▶ [Exercise goal]: Reproduce exactly, with no pictures, each line from the opening of the material down through the line containing "const arrowRotate = [0, 180, 0, 180];".

### Data rows ###

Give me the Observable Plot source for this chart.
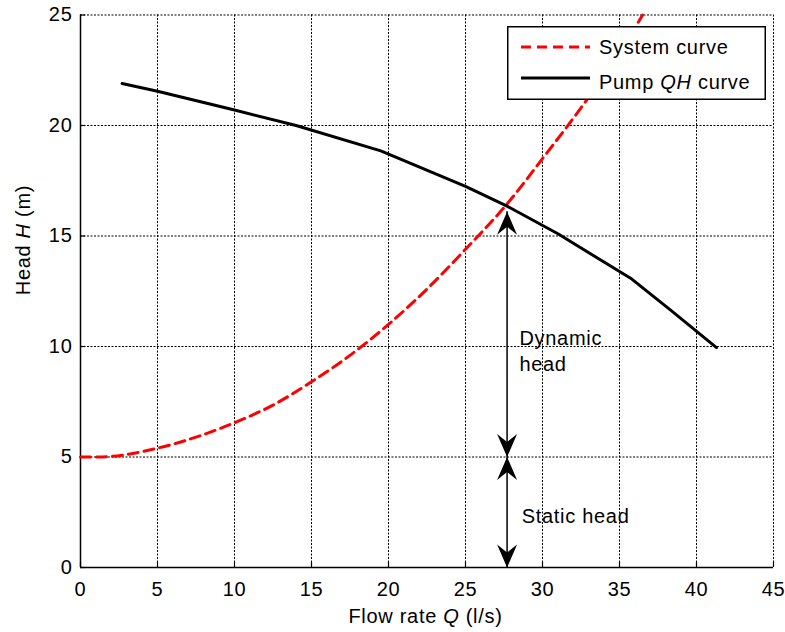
<!DOCTYPE html>
<html>
<head>
<meta charset="utf-8">
<script src="https://cdn.jsdelivr.net/npm/d3@7"></script>
<script src="https://cdn.jsdelivr.net/npm/@observablehq/plot@0.6"></script>
<style>
  body { margin: 0; background: #fff; }
  #chart { position: relative; width: 785px; height: 632px; font-family: "Liberation Sans", Arial, sans-serif; }
  #legend { position: absolute; left: 507px; top: 26px; }
</style>
</head>
<body>
<div id="chart"></div>
<script>
// Flow rate axis (l/s) and head axis (m)
const xTicks = [0, 5, 10, 15, 20, 25, 30, 35, 40, 45];
const yTicks = [0, 5, 10, 15, 20, 25];

// System curve: static head plus friction losses
const sysQ = [0, 1.2, 5, 7.5, 10, 12.5, 15, 17.5, 20, 22.5, 25, 27.7, 30, 32.5, 35, 36.5];
const sysH = [5.0, 5.0, 5.4, 5.9, 6.55, 7.35, 8.4, 9.6, 11.0, 12.6, 14.4, 16.45, 18.5, 20.8, 23.3, 25.0];

// Pump QH curve
const pumpQ = [2.7, 5, 10, 14, 19.5, 25, 27.7, 31, 35.8, 38.4, 41.3];
const pumpH = [21.9, 21.55, 20.7, 20.0, 18.85, 17.25, 16.35, 15.1, 13.05, 11.6, 9.95];

// Operating point arrows: tips and directions
const arrowQ = 27.7;
const arrowTipH = [16.1, 5, 5, 0];
const arrowRotate = [0, 180, 0, 180];

// Annotation texts
const noteText = ["Dynamic\nhead", "Static head"];
const noteQ = [28.5, 28.65];
const noteH = [9.86, 2.4];

const seriesNames = ["System curve", "Pump QH curve"];

const sysData = sysQ.map((q, i) => ({q, h: sysH[i]}));
const pumpData = pumpQ.map((q, i) => ({q, h: pumpH[i]}));
const tipData = arrowTipH.map((h, i) => ({q: arrowQ, h, r: arrowRotate[i]}));
const noteData = noteText.map((t, i) => ({t, q: noteQ[i], h: noteH[i]}));

// Notched arrowhead, tip at the origin, pointing up
const arrowHead = {
  draw(ctx) {
    ctx.moveTo(0, 0);
    ctx.lineTo(10, 23);
    ctx.lineTo(0, 15);
    ctx.lineTo(-10, 23);
    ctx.closePath();
  }
};

const W = 785, H = 632;
const mT = 14.5, mR = 12, mB = 65, mL = 80;
const innerW = W - mL - mR, innerH = H - mT - mB;

const svg = Plot.plot({
  width: W, height: H,
  marginTop: mT, marginRight: mR, marginBottom: mB, marginLeft: mL,
  style: {fontFamily: '"Liberation Sans", Arial, sans-serif', fontSize: "20px", letterSpacing: "0.7px", background: "#fff", color: "#000", overflow: "visible"},
  x: {domain: [0, 45]},
  y: {domain: [0, 25]},
  marks: [
    Plot.gridX(xTicks, {stroke: "#000", strokeOpacity: 1, strokeWidth: 1, strokeDasharray: "2,1.5"}),
    Plot.gridY(yTicks, {stroke: "#000", strokeOpacity: 1, strokeWidth: 1, strokeDasharray: "2,1.5"}),
    Plot.ruleX(xTicks, {stroke: "#000", strokeWidth: 1.2, insetTop: innerH - 5}),
    Plot.ruleY(yTicks, {stroke: "#000", strokeWidth: 1.2, insetRight: innerW - 5}),
    Plot.ruleX([0], {stroke: "#000", strokeWidth: 1.5}),
    Plot.ruleY([0], {stroke: "#000", strokeWidth: 1.5}),
    Plot.axisX(xTicks, {tickSize: 0, tickPadding: 14, fontSize: 20, label: null}),
    Plot.axisY(yTicks, {tickSize: 0, tickPadding: 8, fontSize: 20, label: null}),
    Plot.line(sysData, {x: "q", y: "h", stroke: "#ff0000", strokeWidth: 3, strokeDasharray: "10,6", curve: "monotone-x"}),
    Plot.line(pumpData, {x: "q", y: "h", stroke: "#000", strokeWidth: 3}),
    Plot.ruleX([arrowQ], {y1: 0, y2: arrowTipH[0], stroke: "#000", strokeWidth: 1.5}),
    Plot.dot(tipData, {x: "q", y: "h", rotate: "r", symbol: arrowHead, r: 5, fill: "#000", stroke: null}),
    Plot.text(noteData, {x: "q", y: "h", text: "t", textAnchor: "start", lineAnchor: "middle", lineHeight: 1.3, fontSize: 20, fill: "#000"}),
    Plot.text(["Flow rate Q (l/s)"], {frameAnchor: "bottom", dx: -1.5, dy: 49, lineAnchor: "middle", fontSize: 20, fill: "#000"}),
    Plot.text(["Head H (m)"], {frameAnchor: "left", rotate: -90, dx: -57, dy: 4, lineAnchor: "middle", fontSize: 20, fill: "#000"})
  ]
});

// Italic quantity symbols inside the axis titles
d3.select(svg).selectAll("text").each(function () {
  const s = this.textContent;
  if (s === "Flow rate Q (l/s)") this.innerHTML = 'Flow rate <tspan font-style="italic">Q</tspan> (l/s)';
  if (s === "Head H (m)") this.innerHTML = 'Head <tspan font-style="italic">H</tspan> (m)';
});

const chart = document.getElementById("chart");
chart.appendChild(svg);

// Legend box
const lg = d3.select(chart).append("svg")
  .attr("id", "legend")
  .attr("width", 259).attr("height", 74)
  .style("font-family", '"Liberation Sans", Arial, sans-serif')
  .style("font-size", "20px")
  .style("letter-spacing", "0.7px");
lg.append("rect").attr("x", 0.75).attr("y", 0.75).attr("width", 257.5).attr("height", 72.5)
  .attr("fill", "#fff").attr("stroke", "#000").attr("stroke-width", 1.5);
const rows = [
  {name: seriesNames[0], stroke: "#ff0000", dash: "10,6", y: 21, ty: 28},
  {name: seriesNames[1], stroke: "#000", dash: null, y: 52, ty: 63}
];
rows.forEach(r => {
  lg.append("line").attr("x1", 14).attr("x2", 83).attr("y1", r.y).attr("y2", r.y)
    .attr("stroke", r.stroke).attr("stroke-width", 3).attr("stroke-dasharray", r.dash);
  const t = lg.append("text").attr("x", 92).attr("y", r.ty).attr("fill", "#000");
  if (r.name === "Pump QH curve") {
    t.html('Pump <tspan font-style="italic">QH</tspan> curve');
  } else {
    t.text(r.name);
  }
});
</script>
</body>
</html>
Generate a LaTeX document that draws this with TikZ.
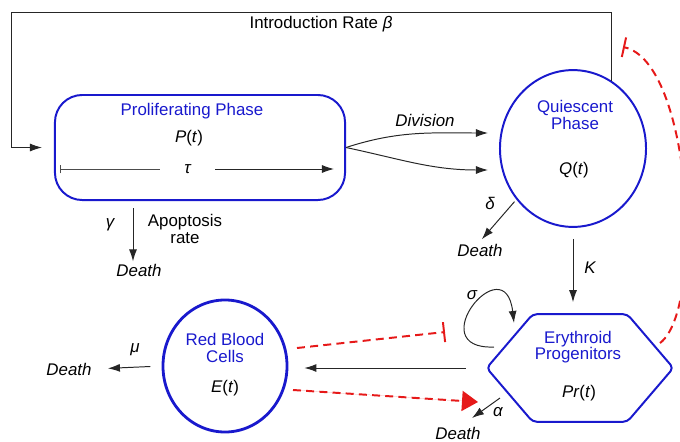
\documentclass[tikz,border=0pt]{standalone}
\usepackage{fontspec}
\setmainfont{Liberation Sans}
\usetikzlibrary{shapes.geometric,arrows.meta,calc}
\definecolor{cellblue}{RGB}{25,25,205}
\definecolor{inhibred}{RGB}{230,25,25}

\begin{document}
\begin{tikzpicture}[x=0.025cm,y=-0.025cm,>={Latex[length=0.3cm,width=0.2cm]},
    font=\fontsize{12}{11.5}\selectfont]
    \tikzstyle{every node}=[inner sep=1.5pt]
    \tikzstyle{compartment}=[draw=cellblue,line width=1.4pt]
    \tikzstyle{phase box}=[compartment,rectangle,rounded corners=0.68cm,minimum width=7.25cm,minimum height=2.625cm]
    \tikzstyle{phase circle}=[compartment,ellipse,inner sep=0pt]
    \tikzstyle{title}=[text=cellblue,align=center]
    \tikzstyle{rate}=[font=\fontsize{12}{11.5}\selectfont\itshape]
    \tikzstyle{flow}=[->,draw=black!85,line width=0.7pt]
    \tikzstyle{control}=[draw=inhibred,line width=1.4pt,dash pattern=on 0.2cm off 0.13cm]

    \useasboundingbox (0,0) rectangle (680,442);

    % Compartments
    \node[phase box] (P) at (200,147.5) {};
    \node[phase circle,minimum width=3.65cm,minimum height=3.92cm] (Q) at (573,148.5) {};
    \node[phase circle,line width=2pt,minimum width=3.1cm,minimum height=3.3cm] (E) at (225,366) {};
    \node[minimum width=4.65cm,minimum height=2.675cm,inner sep=0pt] (Pr) at (580,368) {};
    \draw[compartment,rounded corners=3pt] (Pr.west) -- ($(Pr.north west)+(46,0)$)
        -- ($(Pr.north east)+(-46,0)$) -- (Pr.east) -- ($(Pr.south east)+(-46,0)$)
        -- ($(Pr.south west)+(46,0)$) -- cycle;

    % Texts inside the compartments
    \node[title] (Ptitle) at (192,111) {Proliferating Phase};
    \node (Pt) at (189,138) {\textit{P}(\textit{t})};
    \node[title] (Qtitle) at (575,115) {Quiescent\\Phase};
    \node (Qt) at (574,170) {\textit{Q}(\textit{t})};
    \node[title] (Etitle) at (225,348) {Red Blood\\Cells};
    \node (Et) at (225,388) {\textit{E}(\textit{t})};
    \node[title] (Prtitle) at (578,347) {Erythroid\\Progenitors};
    \node (Prt) at (579,393) {\textit{Pr}(\textit{t})};

    % Rates and outcomes
    \node (beta) at (321,24) {Introduction Rate \textit{β}};
    \node[rate,minimum width=1.375cm,inner sep=0pt] (tau) at (187.5,169) {τ};
    \node[rate] (div) at (425,120) {Division};
    \node[rate] (delta) at (490,203) {δ};
    \node[rate] (dQ) at (480,250) {Death};
    \node[rate] (K) at (590,268) {K};
    \node[rate] (sigma) at (472,295) {σ};
    \node[rate] (alpha) at (498,412) {α};
    \node[rate] (dPr) at (458,433) {Death};
    \node[rate] (mu) at (135,350) {μ};
    \node[rate] (dE) at (69,369) {Death};
    \node[rate] (gamma) at (110,225) {γ};
    \node[align=center] (apop) at (185,229) {Apoptosis\\rate};
    \node[rate] (dP) at (139,270) {Death};

    \coordinate (topL) at (11,12);
    \coordinate (tauL) at (60,169);
    \coordinate (tauR) at (334,169);
    \coordinate (divA) at (488,133);
    \coordinate (divB) at (488,170);
    \coordinate (sigA) at (494,347);
    \coordinate (sigB) at (514,323);
    \coordinate (alphaA) at (500,398);
    \coordinate (alphaB) at (472,418);
    \coordinate (gamA) at (133,208);
    \coordinate (inhA) at (297,348);
    \coordinate (inhB) at (445,332);
    \coordinate (actA) at (293,390);
    \coordinate (actB) at (478,402);
    \coordinate (fbA) at (660,343);
    \coordinate (fbB) at (623,47);

    % Cell flows
    \draw[flow,shorten >=0.3cm] (Q.60) |- (topL) |- (P.west);
    \draw[draw=black!70,line width=0.7pt,{Bar[width=0.22cm]}-] (tauL) -- (tau.west);
    \draw[flow] (tau.east) -- (tauR);
    \draw[flow] (P.east) to[out=18,in=180] (divA);
    \draw[flow] (P.east) to[out=-12,in=180] (divB);
    \draw[flow,shorten <=2pt,shorten >=2pt] (Q.222) -- (dQ.north);
    \draw[flow,shorten <=0.275cm,shorten >=0.3cm] (Q.south) -- (Q.south |- Pr.north);
    \draw[flow] (sigA) .. controls (420,350) and (505,245) .. (sigB);
    \draw[flow] (alphaA) -- (alphaB);
    \draw[flow,shorten <=0.525cm,shorten >=0.4cm] (Pr.west) -- (Pr.west -| E.east);
    \draw[flow,shorten <=0.28cm,shorten >=0.35cm] (E.west) -- (dE.east);
    \draw[flow] (gamA) -- (gamA |- dP.north);

    % Feedback controls
    \draw[control,-{Bar[width=0.5cm,line width=1.4pt]}] (inhA) -- (inhB);
    \draw[control,-{Triangle[length=0.4cm,width=0.5cm]},fill=inhibred] (actA) -- (actB);
    \draw[control,-{Bar[width=0.5cm,line width=1.4pt]}] (fbA) .. controls (705,310) and (692,62) .. (fbB);
\end{tikzpicture}
\end{document}
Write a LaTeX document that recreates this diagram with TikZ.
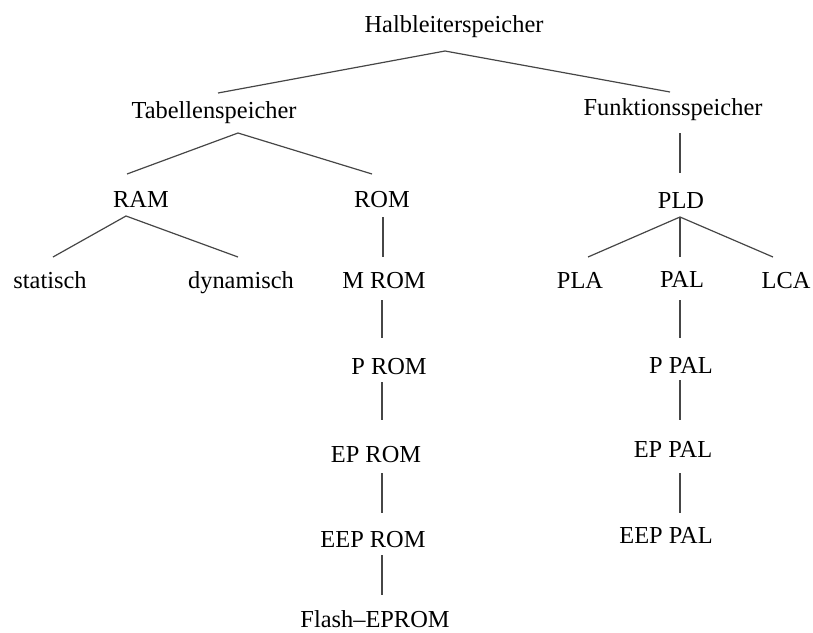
\documentclass[tikz,border=0pt]{standalone}
\usepackage{fontspec}
\setmainfont{Liberation Serif}
\usepackage{xcolor}
\definecolor{linkGray}{RGB}{70,70,70}
\tikzset{
  lbl/.style={anchor=base,inner sep=0pt,font=\fontsize{12.2}{14}\selectfont},
  link/.style={draw=linkGray,line width=0.6pt}
}

\begin{document}
\begin{tikzpicture}[x=0.5pt,y=-0.5pt]
        \useasboundingbox (0,0) rectangle (813,632);
        % root and first level
        \node[lbl] (hl)  at (454,32)  {Halbleiterspeicher};
        \node[lbl] (tab) at (214,118) {Tabellenspeicher};
        \node[lbl] (fun) at (673,115) {Funktionsspeicher};
        % second level
        \node[lbl] (ram) at (141,207) {RAM};
        \node[lbl] (rom) at (382,207) {ROM};
        \node[lbl] (pld) at (681,208) {PLD};
        % third level
        \node[lbl] (sta)  at (50,288)  {statisch};
        \node[lbl] (dyn)  at (241,288) {dynamisch};
        \node[lbl] (mrom) at (384,288) {M ROM};
        \node[lbl] (pla)  at (580,288) {PLA};
        \node[lbl] (pal)  at (682,287) {PAL};
        \node[lbl] (lca)  at (786,288) {LCA};
        % ROM chain
        \node[lbl] (prom)   at (389,374) {P ROM};
        \node[lbl] (eprom)  at (376,462) {EP ROM};
        \node[lbl] (eeprom) at (373,547) {EEP ROM};
        \node[lbl] (flash)  at (375,627) {Flash--EPROM};
        % PAL chain
        \node[lbl] (ppal)   at (681,373) {P PAL};
        \node[lbl] (eppal)  at (673,457) {EP PAL};
        \node[lbl] (eeppal) at (666,543) {EEP PAL};
        % branches
        \draw[link] ([shift={(4,-25)}]tab.base) -- ([shift={(-9,19)}]hl.base) -- ([shift={(-3,-23)}]fun.base);
        \draw[link] ([shift={(-14,-33)}]ram.base) -- ([shift={(24,15)}]tab.base) -- ([shift={(-10,-33)}]rom.base);
        \draw[link] ([shift={(7,18)}]fun.base) -- ([shift={(-1,-35)}]pld.base);
        \draw[link] ([shift={(3,-31)}]sta.base) -- ([shift={(-15,9)}]ram.base) -- ([shift={(-3,-31)}]dyn.base);
        \draw[link] ([shift={(8,-31)}]pla.base) -- ([shift={(-1,9)}]pld.base) -- ([shift={(-13,-31)}]lca.base);
        \draw[link] ([shift={(-1,9)}]pld.base) -- ([shift={(-2,-30)}]pal.base);
        % vertical chains
        \draw[link] ([shift={(1,10)}]rom.base) -- ([shift={(-1,-31)}]mrom.base);
        \draw[link] ([shift={(-2,12)}]mrom.base) -- ([shift={(-7,-36)}]prom.base);
        \draw[link] ([shift={(-7,8)}]prom.base) -- ([shift={(6,-42)}]eprom.base);
        \draw[link] ([shift={(6,11)}]eprom.base) -- ([shift={(9,-34)}]eeprom.base);
        \draw[link] ([shift={(9,8)}]eeprom.base) -- ([shift={(7,-32)}]flash.base);
        \draw[link] ([shift={(-2,13)}]pal.base) -- ([shift={(-1,-35)}]ppal.base);
        \draw[link] ([shift={(-1,7)}]ppal.base) -- ([shift={(7,-37)}]eppal.base);
        \draw[link] ([shift={(7,16)}]eppal.base) -- ([shift={(14,-30)}]eeppal.base);
\end{tikzpicture}
\end{document}
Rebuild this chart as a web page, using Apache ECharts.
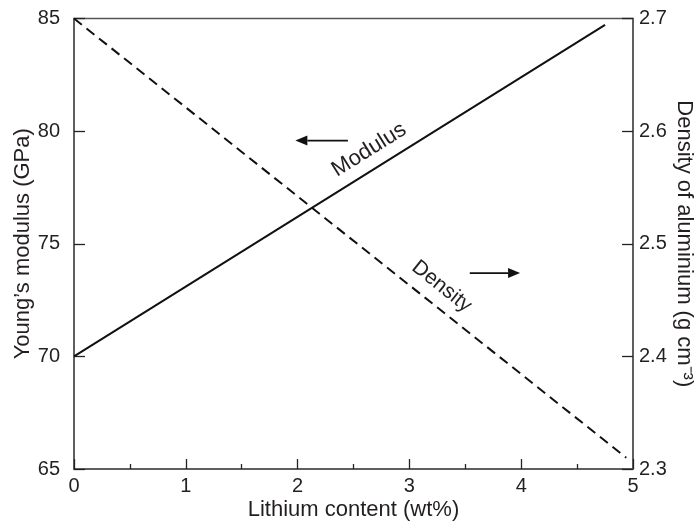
<!DOCTYPE html>
<html><head><meta charset="utf-8">
<script src="https://cdn.jsdelivr.net/npm/echarts@6/dist/echarts.min.js"></script>
<style>html,body{margin:0;padding:0;background:#fff}#c{width:694px;height:522px}</style>
</head><body><div id="c"></div>
<script>
// Data
const lithium = [0, 4.75];           // wt%
const modulus = [70, 84.72];         // GPa
const lithiumD = [0, 4.94];          // wt%
const density = [2.7, 2.31];         // g cm^-3
const xTicks = [0, 1, 2, 3, 4, 5];
const leftTicks = [65, 70, 75, 80, 85];
const rightTicks = [2.3, 2.4, 2.5, 2.6, 2.7];

const txt = '#231f20';
const axisCol = '#555555';
const font = 'Liberation Sans, Arial, sans-serif';

const chart = echarts.init(document.getElementById('c'), null, {renderer: 'canvas'});
const opt = {
  animation: false,
  grid: {left: 74, right: 61, top: 18.5, bottom: 53, containLabel: false, outerBoundsMode: 'none',
         show: true, borderColor: axisCol, borderWidth: 1.5, backgroundColor: 'transparent'},
  xAxis: {
    type: 'value', min: xTicks[0], max: xTicks[xTicks.length - 1], interval: 1,
    name: 'Lithium content (wt%)', nameLocation: 'middle', nameGap: 30, nameMoveOverlap: false,
    nameTextStyle: {color: txt, fontSize: 22, fontFamily: font},
    axisLine: {show: true, lineStyle: {color: axisCol, width: 1.5}},
    axisTick: {show: true, inside: true, length: 10, lineStyle: {color: '#222', width: 1.3}},
    minorTick: {show: true, splitNumber: 2, length: 5, lineStyle: {color: '#222', width: 1.3}},
    axisLabel: {color: txt, fontSize: 20, fontFamily: font, margin: 7},
    splitLine: {show: false}
  },
  yAxis: [{
    type: 'value', min: leftTicks[0], max: leftTicks[leftTicks.length - 1], interval: 5,
    name: 'Young\u2019s modulus (GPa)', nameLocation: 'middle', nameGap: 40, nameMoveOverlap: false,
    nameTextStyle: {color: txt, fontSize: 22, fontFamily: font},
    axisLine: {show: true, lineStyle: {color: axisCol, width: 1.5}},
    axisTick: {show: true, inside: true, length: 11, lineStyle: {color: '#222', width: 1.3}},
    axisLabel: {color: txt, fontSize: 20, fontFamily: font, margin: 14},
    splitLine: {show: false}
  }, {
    type: 'value', position: 'right', min: rightTicks[0], max: rightTicks[rightTicks.length - 1], interval: 0.1,
    name: 'Density of aluminium (g cm\u207B\u00B3)', nameLocation: 'middle', nameGap: 40, nameRotate: -90, nameMoveOverlap: false,
    nameTextStyle: {color: txt, fontSize: 22, fontFamily: font},
    axisLine: {show: true, lineStyle: {color: axisCol, width: 1.5}},
    axisTick: {show: true, inside: true, length: 11, lineStyle: {color: '#222', width: 1.3}},
    axisLabel: {color: txt, fontSize: 20, fontFamily: font, margin: 6, formatter: v => v.toFixed(1)},
    splitLine: {show: false}
  }],
  series: [{
    type: 'line', yAxisIndex: 0, symbol: 'none',
    data: lithium.map((x, i) => [x, modulus[i]]),
    lineStyle: {color: '#111', width: 2}
  }, {
    type: 'line', yAxisIndex: 1, symbol: 'none',
    data: lithiumD.map((x, i) => [x, density[i]]),
    lineStyle: {color: '#111', width: 2, type: [10, 6]}
  }]
};
chart.setOption(opt);

// Annotation anchors in data space
const modLabel = [2.64, 79.17], modArrow = [[2.45, 79.58], [1.98, 79.58]];
const denLabel = [3.29, 2.462], denArrow = [[3.54, 2.474], [3.99, 2.474]];
const pL = (p) => chart.convertToPixel({xAxisIndex: 0, yAxisIndex: 0}, p);
const pR = (p) => chart.convertToPixel({xAxisIndex: 0, yAxisIndex: 1}, p);

function arrow(a, b) {
  const dx = b[0] - a[0], dy = b[1] - a[1];
  const L = Math.hypot(dx, dy), ux = dx / L, uy = dy / L;
  const hl = 12, hw = 5;
  const base = [b[0] - ux * hl, b[1] - uy * hl];
  return [
    {type: 'line', shape: {x1: a[0], y1: a[1], x2: base[0], y2: base[1]}, style: {stroke: '#111', lineWidth: 1.8}},
    {type: 'polygon', shape: {points: [b, [base[0] - uy * hw, base[1] + ux * hw], [base[0] + uy * hw, base[1] - ux * hw]]}, style: {fill: '#111'}}
  ];
}
const m = pL(modLabel), d = pR(denLabel);
chart.setOption({graphic: [
  {type: 'text', x: m[0], y: m[1], rotation: 32 * Math.PI / 180,
   style: {text: 'Modulus', fill: txt, font: '22px ' + font, align: 'center', verticalAlign: 'middle'}},
  {type: 'text', x: d[0], y: d[1], rotation: -38.6 * Math.PI / 180,
   style: {text: 'Density', fill: txt, font: '21px ' + font, align: 'center', verticalAlign: 'middle'}},
  ...arrow(pL(modArrow[0]), pL(modArrow[1])),
  ...arrow(pR(denArrow[0]), pR(denArrow[1]))
]});
</script></body></html>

###

▶ [Task solution]:
Give me the Observable Plot source for this chart.
<!DOCTYPE html>
<html>
<head>
<meta charset="utf-8">
<script src="https://cdn.jsdelivr.net/npm/d3@7"></script>
<script src="https://cdn.jsdelivr.net/npm/@observablehq/plot@0.6"></script>
<style>
  body { margin: 0; background: #fff; }
  #chart { position: relative; width: 785px; height: 632px; font-family: "Liberation Sans", Arial, sans-serif; }
  #legend { position: absolute; left: 507px; top: 26px; }
</style>
</head>
<body>
<div id="chart"></div>
<script>
// Flow rate axis (l/s) and head axis (m)
const xTicks = [0, 5, 10, 15, 20, 25, 30, 35, 40, 45];
const yTicks = [0, 5, 10, 15, 20, 25];

// System curve: static head plus friction losses
const sysQ = [0, 1.2, 5, 7.5, 10, 12.5, 15, 17.5, 20, 22.5, 25, 27.7, 30, 32.5, 35, 36.5];
const sysH = [5.0, 5.0, 5.4, 5.9, 6.55, 7.35, 8.4, 9.6, 11.0, 12.6, 14.4, 16.45, 18.5, 20.8, 23.3, 25.0];

// Pump QH curve
const pumpQ = [2.7, 5, 10, 14, 19.5, 25, 27.7, 31, 35.8, 38.4, 41.3];
const pumpH = [21.9, 21.55, 20.7, 20.0, 18.85, 17.25, 16.35, 15.1, 13.05, 11.6, 9.95];

// Operating point arrows: tips and directions
const arrowQ = 27.7;
const arrowTipH = [16.1, 5, 5, 0];
const arrowRotate = [0, 180, 0, 180];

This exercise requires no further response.